Mithilfe aller dieser Indizien haben die Geoforscher inzwischen eine Theorie entwickelt, wie sich das heute tektonisch vereinte Europa im Laufe der Jahrmillionen geformt haben könnte:
Vor mehr als 500 Millionen Jahren lagen Avalonia und die armorikanischen Inseln noch am Nordrand des Riesenkontinents Gondwana.
Dann, vor rund 490 Millionen Jahren, lösten sich zunächst Avalonia, später auch die armorikanischen Inseln vom Mutterland und drifteten nacheinander nach Norden.
Avalonia kam vor rund 440 Millionen Jahren als erstes im Norden an und „dockte“ an Baltica an. Kurze Zeit später näherte sich diesen beiden von Nordwesten her Laurentia, dabei wurde der Iapetus-Ozean geschlossen.

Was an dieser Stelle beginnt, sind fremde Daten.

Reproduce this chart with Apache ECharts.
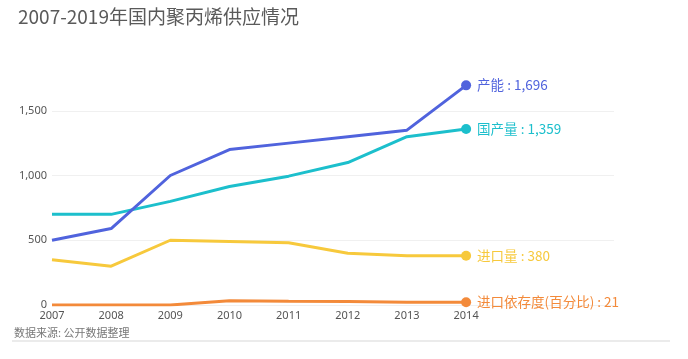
<!DOCTYPE html>
<html><head><meta charset="utf-8">
<script src="https://cdn.jsdelivr.net/npm/echarts@6/dist/echarts.min.js"></script>
<style>html,body{margin:0;padding:0;background:#fff}#c{width:688px;height:359px}</style>
</head><body><div id="c"></div>
<script>
const years = [2007, 2008, 2009, 2010, 2011, 2012, 2013, 2014];
const capacity = [500, 590, 1000, 1200, 1250, 1300, 1350, 1696];
const production = [700, 700, 800, 915, 995, 1100, 1300, 1359];
const imports = [350, 300, 500, 490, 480, 400, 380, 380];
const dependency = [0, 0, 0, 33, 28, 27, 22, 21];
const seriesNames = ['产能', '国产量', '进口量', '进口依存度(百分比)'];
const seriesColors = ['#5063dd', '#1cbfcc', '#f7c93c', '#f38a3a'];
const yTicks = [0, 500, 1000, 1500];

const allData = [capacity, production, imports, dependency];
const chart = echarts.init(document.getElementById('c'));
const fmt = v => v.toLocaleString('en-US');
chart.setOption({
  animation: false,
  title: {
    text: '2007-2019年国内聚丙烯供应情况',
    left: 13, top: 2,
    textStyle: { fontSize: 19, fontWeight: 'normal', color: '#5a5a5a', fontFamily: 'Noto Sans CJK SC' }
  },
  graphic: [
    { type: 'text', left: 14, top: 327, style: { text: '数据来源: 公开数据整理', fontSize: 11, fill: '#777', fontFamily: 'Noto Sans CJK SC' } },
    { type: 'line', shape: { x1: 12, y1: 341, x2: 670, y2: 341 }, style: { stroke: '#ebebeb', lineWidth: 2 } }
  ],
  grid: { left: 52, right: 74, top: 46, bottom: 54 },
  xAxis: {
    type: 'value', min: 2007, max: 2016.5, interval: 1,
    axisLine: { show: false }, axisTick: { show: false }, splitLine: { show: false },
    axisLabel: {
      margin: 5, fontSize: 11, color: '#555', fontFamily: 'Noto Sans',
      showMaxLabel: false,
      formatter: v => years.indexOf(v) >= 0 ? String(v) : ''
    }
  },
  yAxis: {
    type: 'value', min: yTicks[0], max: 2000, interval: 500,
    axisLine: { show: false }, axisTick: { show: false },
    splitLine: { show: true, showMaxLine: false, lineStyle: { color: '#f0f0f0', width: 1 } },
    axisLabel: {
      margin: 5, fontSize: 11, color: '#555', fontFamily: 'Noto Sans',
      showMaxLabel: false,
      formatter: v => yTicks.indexOf(v) >= 0 ? fmt(v) : ''
    }
  },
  series: allData.map((arr, i) => ({
    name: seriesNames[i],
    type: 'line',
    data: arr.map((v, j) => ({
      value: [years[j], v],
      symbol: j === arr.length - 1 ? 'circle' : 'none',
      symbolSize: 10,
      label: j === arr.length - 1 ? {
        show: true, position: 'right', distance: 6,
        formatter: seriesNames[i] + ' : ' + fmt(v),
        color: seriesColors[i], fontSize: 13.5, fontFamily: 'Noto Sans CJK SC'
      } : { show: false }
    })),
    showAllSymbol: true,
    lineStyle: { width: 3, color: seriesColors[i] },
    itemStyle: { color: seriesColors[i] },
    z: 10 - i
  }))
});
</script></body></html>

Bei der Kollision mit Avalonia/Baltica vor 380 Millionen Jahren faltete sich das kaledonische Gebirge des schottischen Hochlandes und Norwegens auf. Zur gleichen Zeit war auch die armorikanische Inselgruppe schon an den Nordkontinent herangerückt; viele Eklogite in Mitteleuropa wurden zu dieser Zeit durch Subduktion der trennenden Meeresarme gebildet. Wenig später, vor ca. 340 Millionen Jahren, ist auch Gondwana nachgerückt und hat sich mit den nördlichen Platten zum Superkontinent Pangäa vereinigt.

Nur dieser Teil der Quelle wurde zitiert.